• _STATED GOAL_
Return each line of the listing below, unchanged, and omit the images.

++++++++++

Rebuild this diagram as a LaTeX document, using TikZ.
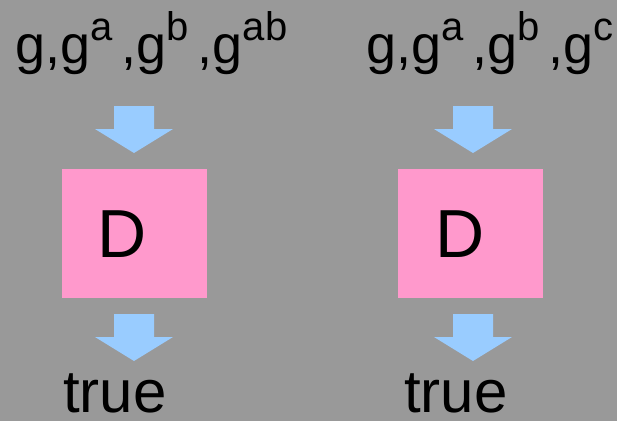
\documentclass[tikz,border=0pt]{standalone}
\usepackage{fontspec}
\setmainfont{Liberation Sans}
\definecolor{slate}{HTML}{999999}
\definecolor{rosebox}{HTML}{FF99CC}
\definecolor{skyarrow}{HTML}{99CCFF}
\newcommand\powr[1]{\raisebox{23pt}{\fontsize{40}{40}\selectfont #1}}
\tikzset{
  label text/.style={inner sep=0pt, text=black, font=\fontsize{54}{54}\selectfont},
  oracle/.style={fill=rosebox, draw=none, minimum width=145pt, minimum height=129pt, inner sep=0pt},
  blockarrow/.style={fill=skyarrow, draw=none},
}
\begin{document}
\begin{tikzpicture}[x=1pt,y=-1pt]
  \fill[slate] (0,0) rectangle (617,421);
  \useasboundingbox (0,0) rectangle (617,421);

  % inputs
  \node[label text, anchor=base west] (inL) at (15,63) {g,g\powr{a}\,,g\powr{b}\,,g\powr{ab}};
  \node[label text, anchor=base west] (inR) at (366,63) {g,g\powr{a}\,,g\powr{b}\,,g\powr{c}};

  % distinguishers
  \node[oracle, anchor=north west] (boxL) at (62,169) {};
  \node[oracle, anchor=north west] (boxR) at (398,169) {};
  \node[inner sep=0pt, anchor=base west, font=\fontsize{68}{68}\selectfont] (dL) at (97,257) {D};
  \node[inner sep=0pt, anchor=base west, font=\fontsize{68}{68}\selectfont] (dR) at (435,257) {D};

  % outputs
  \node[label text, anchor=base, text depth=0pt, font=\fontsize{60}{60}\selectfont] (outL) at (115,412) {true};
  \node[label text, anchor=base, text depth=0pt, font=\fontsize{60}{60}\selectfont] (outR) at (456,412) {true};

  % block arrows: input -> box, box -> output
  \foreach \cx/\top in {134/106, 134/314, 473/106, 473/314} {
    \fill[blockarrow] (\cx-20,\top) -- (\cx+20,\top) -- (\cx+20,\top+23) -- (\cx+39,\top+23)
      -- (\cx,\top+47) -- (\cx-39,\top+23) -- (\cx-20,\top+23) -- cycle;
  }
\end{tikzpicture}
\end{document}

++++++++++

• _RESPONSE_
Rebuild this diagram as a LaTeX document, using TikZ.
\documentclass[tikz,border=0pt]{standalone}
\usepackage{fontspec}
\setmainfont{Liberation Sans}
\definecolor{slate}{HTML}{999999}
\definecolor{rosebox}{HTML}{FF99CC}
\definecolor{skyarrow}{HTML}{99CCFF}
\newcommand\powr[1]{\raisebox{23pt}{\fontsize{40}{40}\selectfont #1}}
\tikzset{
  label text/.style={inner sep=0pt, text=black, font=\fontsize{54}{54}\selectfont},
  oracle/.style={fill=rosebox, draw=none, minimum width=145pt, minimum height=129pt, inner sep=0pt},
  blockarrow/.style={fill=skyarrow, draw=none},
}
\begin{document}
\begin{tikzpicture}[x=1pt,y=-1pt]
  \fill[slate] (0,0) rectangle (617,421);
  \useasboundingbox (0,0) rectangle (617,421);

  % inputs
  \node[label text, anchor=base west] (inL) at (15,63) {g,g\powr{a}\,,g\powr{b}\,,g\powr{ab}};
  \node[label text, anchor=base west] (inR) at (366,63) {g,g\powr{a}\,,g\powr{b}\,,g\powr{c}};

  % distinguishers
  \node[oracle, anchor=north west] (boxL) at (62,169) {};
  \node[oracle, anchor=north west] (boxR) at (398,169) {};
  \node[inner sep=0pt, anchor=base west, font=\fontsize{68}{68}\selectfont] (dL) at (97,257) {D};
  \node[inner sep=0pt, anchor=base west, font=\fontsize{68}{68}\selectfont] (dR) at (435,257) {D};

  % outputs
  \node[label text, anchor=base, text depth=0pt, font=\fontsize{60}{60}\selectfont] (outL) at (115,412) {true};
  \node[label text, anchor=base, text depth=0pt, font=\fontsize{60}{60}\selectfont] (outR) at (456,412) {true};

  % block arrows: input -> box, box -> output
  \foreach \cx/\top in {134/106, 134/314, 473/106, 473/314} {
    \fill[blockarrow] (\cx-20,\top) -- (\cx+20,\top) -- (\cx+20,\top+23) -- (\cx+39,\top+23)
      -- (\cx,\top+47) -- (\cx-39,\top+23) -- (\cx-20,\top+23) -- cycle;
  }
\end{tikzpicture}
\end{document}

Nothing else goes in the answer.